Each line from the start of the records below through the line that contains "Serif','Noto Serif CJK" should be printed exactly. Pictures are omitted.

(Records from a collection)
************
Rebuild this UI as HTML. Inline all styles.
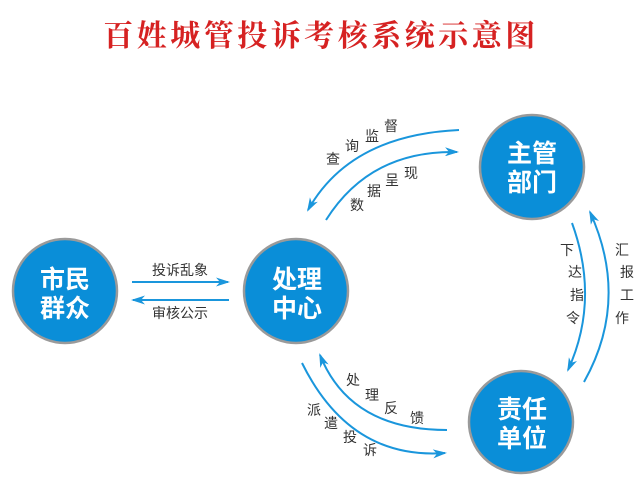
<!DOCTYPE html>
<html><head><meta charset="utf-8"><style>
html,body{margin:0;padding:0;background:#fff;width:640px;height:486px;overflow:hidden}
svg{display:block}
.t{font-family:"Liberation Sans","Noto Sans CJK SC",sans-serif;font-size:14px;fill:#333}
.c{font-family:"Liberation Sans","Noto Sans CJK SC",sans-serif;font-size:25px;font-weight:bold;fill:#fff}
</style></head><body>
<svg width="640" height="486" viewBox="0 0 640 486" xmlns="http://www.w3.org/2000/svg">
<defs>
<marker id="a" markerWidth="14" markerHeight="9" refX="12" refY="4.5" orient="auto" markerUnits="userSpaceOnUse">
<path d="M0,0 L14,4.5 L0,9 L4,4.5 Z" fill="#1a96dc"/></marker>
</defs>
<text x="321" y="46" text-anchor="middle" font-family="'Liberation Serif','Noto Serif CJK SC',serif" font-size="30" font-weight="bold" fill="#d62222" letter-spacing="3.5">百姓城管投诉考核系统示意图</text>

<g stroke="#1a96dc" stroke-width="2" fill="none">
<line x1="132" y1="282" x2="228" y2="282" marker-end="url(#a)"/>
<line x1="229" y1="300" x2="133" y2="300" marker-end="url(#a)"/>
<path d="M459,130 Q350,135 308,210" marker-end="url(#a)"/>
<path d="M326,220 Q370,150 457,152" marker-end="url(#a)"/>
<path d="M572,223 Q600,300 568,370" marker-end="url(#a)"/>
<path d="M584,382 Q630,300 590,212" marker-end="url(#a)"/>
<path d="M447,430 Q350,430 320,355" marker-end="url(#a)"/>
<path d="M302,363 Q350,460 445,453" marker-end="url(#a)"/>
</g>

<g stroke="#9a9a9a" stroke-width="2.5" fill="#0a8ed8">
<ellipse cx="65" cy="291" rx="52" ry="52"/>
<ellipse cx="296" cy="291" rx="52" ry="52"/>
<ellipse cx="532" cy="167" rx="52" ry="52"/>
<ellipse cx="521" cy="422" rx="52" ry="51"/>
</g>
<g class="c" text-anchor="middle">
<text x="65" y="288">市民</text><text x="65" y="317">群众</text>
<text x="297" y="288">处理</text><text x="297" y="317">中心</text>
<text x="532" y="162">主管</text><text x="532" y="191">部门</text>
<text x="522" y="418">责任</text><text x="522" y="447">单位</text>
</g>

<g class="t" text-anchor="middle">
<text x="180" y="275">投诉乱象</text>
<text x="180" y="318">审核公示</text>
<text x="333" y="164">查</text><text x="352" y="151">询</text><text x="372" y="141">监</text><text x="391" y="131">督</text>
<text x="357" y="210">数</text><text x="374" y="196">据</text><text x="392" y="185">呈</text><text x="411" y="178">现</text>
<text x="567" y="255">下</text><text x="575" y="277">达</text><text x="577" y="300">指</text><text x="573" y="323">令</text>
<text x="622" y="255">汇</text><text x="627" y="277">报</text><text x="627" y="300">工</text><text x="622" y="323">作</text>
<text x="353" y="385">处</text><text x="372" y="400">理</text><text x="391" y="413">反</text><text x="417" y="423">馈</text>
<text x="314" y="415">派</text><text x="331" y="428">遣</text><text x="350" y="442">投</text><text x="370" y="455">诉</text>
</g>
</svg>
</body></html>
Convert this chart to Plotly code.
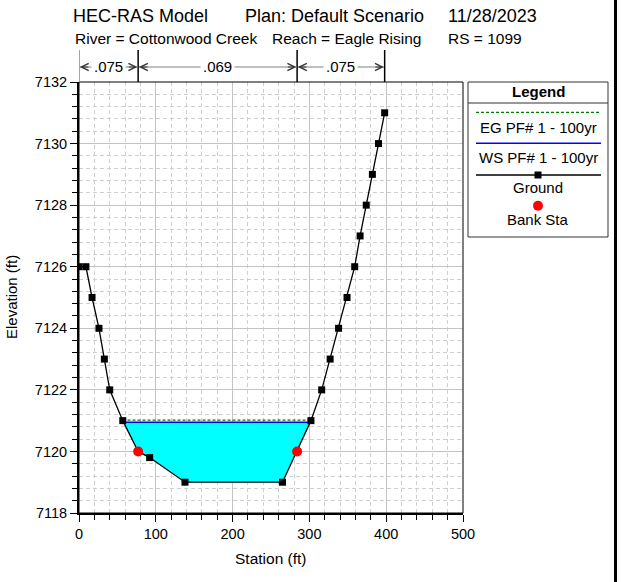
import plotly.graph_objects as go

# ---------------- data ----------------
station = [0, 9, 17, 26, 33, 40, 57, 77, 92, 138, 265, 284, 302, 316, 327, 338, 349, 359, 366, 374, 382, 390, 398]
elevation = [7126, 7126, 7125, 7124, 7123, 7122, 7121, 7120, 7119.8, 7119, 7119, 7120, 7121, 7122, 7123, 7124,
             7125, 7126, 7127, 7128, 7129, 7130, 7131]
bank_sta = [77, 284]
ws_elev = 7120.95
eg_elev = 7121.02
n_sta = [0, 77, 284, 398]
n_vals = [".075", ".069", ".075"]
title_parts = ["HEC-RAS Model", "Plan: Default Scenario", "11/28/2023"]
sub_parts = ["River = Cottonwood Creek", "Reach = Eagle Rising", "RS = 1099"]
legend_names = ["EG PF# 1 - 100yr", "WS PF# 1 - 100yr", "Ground", "Bank Sta"]

W, H = 621, 582
L, R, T, B = 79, 463, 82, 513  # pixel coords of the plot area
FONT = "Arial, Liberation Sans, sans-serif"


def px(x):
    return (x - L) / (R - L)


def py(y):
    return (B - y) / (B - T)


def interp_elev(x):
    for i in range(len(station) - 1):
        if station[i] <= x <= station[i + 1]:
            t = (x - station[i]) / (station[i + 1] - station[i])
            return elevation[i] + t * (elevation[i + 1] - elevation[i])
    return elevation[-1]


def crossings(level):
    left = right = None
    for i in range(len(station) - 1):
        y0, y1 = elevation[i], elevation[i + 1]
        x0, x1 = station[i], station[i + 1]
        if y0 >= level > y1 and left is None:
            left = x0 + (y0 - level) / (y0 - y1) * (x1 - x0)
        if y0 < level <= y1:
            right = x0 + (level - y0) / (y1 - y0) * (x1 - x0)
    return left, right


wl, wr = crossings(ws_elev)
poly_x = [wl] + [s for s, e in zip(station, elevation) if wl < s < wr] + [wr, wl]
poly_y = [ws_elev] + [e for s, e in zip(station, elevation) if wl < s < wr] + [ws_elev, ws_elev]
el_, er_ = crossings(eg_elev)

fig = go.Figure()
fig.add_trace(go.Scatter(x=poly_x, y=poly_y, mode="lines", fill="toself", fillcolor="#00FFFF",
                         line=dict(width=0, color="#00FFFF"), showlegend=False, hoverinfo="skip"))
fig.add_trace(go.Scatter(x=[el_, er_], y=[eg_elev, eg_elev], mode="lines",
                         line=dict(color="#008000", width=1.2, dash="3px,2px"), name=legend_names[0]))
fig.add_trace(go.Scatter(x=[wl, wr], y=[ws_elev, ws_elev], mode="lines",
                         line=dict(color="#0000FF", width=1.6), name=legend_names[1]))
fig.add_trace(go.Scatter(x=station, y=elevation, mode="lines+markers",
                         line=dict(color="black", width=1.3),
                         marker=dict(symbol="square", size=7, color="black"), name=legend_names[2]))
fig.add_trace(go.Scatter(x=bank_sta, y=[interp_elev(b) for b in bank_sta], mode="markers",
                         marker=dict(symbol="circle", size=10, color="#FF0000"), name=legend_names[3]))

shapes = []
annots = []


def text(x, y, t, size, **kw):
    d = dict(x=px(x), y=py(y), xref="paper", yref="paper", text=t, showarrow=False,
             xanchor=kw.pop("xanchor", "center"), yanchor="middle",
             font=dict(size=size, color="black", family=FONT))
    d.update(kw)
    annots.append(d)


# plot frame top/right
shapes.append(dict(type="rect", xref="paper", yref="paper", x0=0, x1=1, y0=0, y1=1,
                   line=dict(color="black", width=1), layer="above"))

# Manning's n zones
ny_top = py(50)
ny_arrow = py(67)
for i, s in enumerate(n_sta):
    shapes.append(dict(type="line", xref="x", yref="paper", x0=s, x1=s, y0=1, y1=ny_top,
                       line=dict(color="#888888" if i == 0 else "black", width=1.5)))
for i, v in enumerate(n_vals):
    a, b = n_sta[i], n_sta[i + 1]
    shapes.append(dict(type="line", xref="x", yref="paper", x0=a + 1, x1=b - 1, y0=ny_arrow, y1=ny_arrow,
                       line=dict(color="#808080", width=1.2)))
    annots.append(dict(x=(a + b) / 2, y=ny_arrow, xref="x", yref="paper", text=v, showarrow=False,
                       xanchor="center", yanchor="middle",
                       bgcolor="white", borderpad=2, font=dict(size=15, color="black", family=FONT)))
    annots.append(dict(x=a + 1, y=ny_arrow, xref="x", yref="paper", text="", showarrow=True,
                       ax=10, ay=0, axref="pixel", ayref="pixel", arrowhead=5, arrowsize=1.2,
                       arrowwidth=1.2, arrowcolor="#333333"))
    annots.append(dict(x=b - 1, y=ny_arrow, xref="x", yref="paper", text="", showarrow=True,
                       ax=-10, ay=0, axref="pixel", ayref="pixel", arrowhead=5, arrowsize=1.2,
                       arrowwidth=1.2, arrowcolor="#333333"))

# titles
for t, x0 in zip(title_parts, [71, 243, 446]):
    text(x0, 16, t, 18, xanchor="left")
for t, x0 in zip(sub_parts, [73, 270, 446]):
    text(x0, 38, t, 15.5, xanchor="left")

# axis titles
text(271, 558, "Station (ft)", 15.5)
text(11, 297, "Elevation (ft)", 15, textangle=-90)

# custom legend box
lx0, lx1, ly0, ly1 = 468, 608, 82, 237
lc = (lx0 + lx1) / 2
shapes.append(dict(type="rect", xref="paper", yref="paper", x0=px(lx0), x1=px(lx1), y0=py(ly0), y1=py(ly1),
                   line=dict(color="#333333", width=1), fillcolor="white"))
shapes.append(dict(type="line", xref="paper", yref="paper", x0=px(lx0), x1=px(lx1), y0=py(103), y1=py(103),
                   line=dict(color="#333333", width=1)))
text(lc, 91.5, "<b>Legend</b>", 15)
shapes.append(dict(type="line", xref="paper", yref="paper", x0=px(476), x1=px(601), y0=py(112.3), y1=py(112.3),
                   line=dict(color="#008000", width=1.2, dash="3px,2px")))
shapes.append(dict(type="line", xref="paper", yref="paper", x0=px(476), x1=px(601), y0=py(143.3), y1=py(143.3),
                   line=dict(color="#0000FF", width=1.5)))
shapes.append(dict(type="line", xref="paper", yref="paper", x0=px(476), x1=px(601), y0=py(175), y1=py(175),
                   line=dict(color="black", width=1.3)))
shapes.append(dict(type="rect", xref="paper", yref="paper", x0=px(lc - 3.5), x1=px(lc + 3.5),
                   y0=py(178.5), y1=py(171.5), line=dict(color="black", width=0), fillcolor="black"))
shapes.append(dict(type="circle", xref="paper", yref="paper", x0=px(lc - 5), x1=px(lc + 5),
                   y0=py(210.7), y1=py(200.7), line=dict(color="#FF0000", width=0), fillcolor="#FF0000"))
for t, yy in zip(legend_names, [127, 157.5, 187.5, 219.5]):
    text(lc, yy, t, 15)

# right border of page
shapes.append(dict(type="line", xref="paper", yref="paper", x0=px(615.5), x1=px(615.5), y0=py(0), y1=py(582),
                   line=dict(color="black", width=3)))

fig.update_layout(
    width=W, height=H,
    margin=dict(l=L, r=W - R, t=T, b=H - B, pad=0),
    paper_bgcolor="white", plot_bgcolor="white",
    showlegend=False,
    font=dict(family=FONT, size=15, color="black"),
    shapes=shapes, annotations=annots,
)
fig.update_xaxes(range=[0, 500], dtick=100, tick0=0, showline=True, linecolor="black", linewidth=2,
                 ticks="outside", ticklen=7, tickwidth=1, tickcolor="black",
                 showgrid=True, gridcolor="#c4c4c4", gridwidth=1, zeroline=False,
                 tickfont=dict(size=14.5, family=FONT, color="black"),
                 minor=dict(dtick=20, ticks="outside", ticklen=5, tickcolor="black", showgrid=True,
                            gridcolor="#cfcfcf", griddash="4px,3px", gridwidth=1))
fig.update_yaxes(range=[7118, 7132], dtick=2, tick0=7118, showline=True, linecolor="black", linewidth=2,
                 ticks="outside", ticklen=7, tickwidth=1, tickcolor="black",
                 showgrid=True, gridcolor="#c4c4c4", gridwidth=1, zeroline=False,
                 tickfont=dict(size=14.5, family=FONT, color="black"),
                 minor=dict(dtick=0.4, ticks="outside", ticklen=5, tickcolor="black", showgrid=True,
                            gridcolor="#cfcfcf", griddash="4px,3px", gridwidth=1))

fig.write_html("out.html", config=dict(displayModeBar=False),
               post_script="document.body.style.margin='0';")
************
** Result of the exercise **
Rebuild this UI as HTML. Inline all styles.
<!DOCTYPE html>
<html><head><meta charset="utf-8"><style>
html,body{margin:0;padding:0;background:#fff;width:640px;height:486px;overflow:hidden}
svg{display:block}
.t{font-family:"Liberation Sans","Noto Sans CJK SC",sans-serif;font-size:14px;fill:#333}
.c{font-family:"Liberation Sans","Noto Sans CJK SC",sans-serif;font-size:25px;font-weight:bold;fill:#fff}
</style></head><body>
<svg width="640" height="486" viewBox="0 0 640 486" xmlns="http://www.w3.org/2000/svg">
<defs>
<marker id="a" markerWidth="14" markerHeight="9" refX="12" refY="4.5" orient="auto" markerUnits="userSpaceOnUse">
<path d="M0,0 L14,4.5 L0,9 L4,4.5 Z" fill="#1a96dc"/></marker>
</defs>
<text x="321" y="46" text-anchor="middle" font-family="'Liberation Serif','Noto Serif CJK SC',serif" font-size="30" font-weight="bold" fill="#d62222" letter-spacing="3.5">百姓城管投诉考核系统示意图</text>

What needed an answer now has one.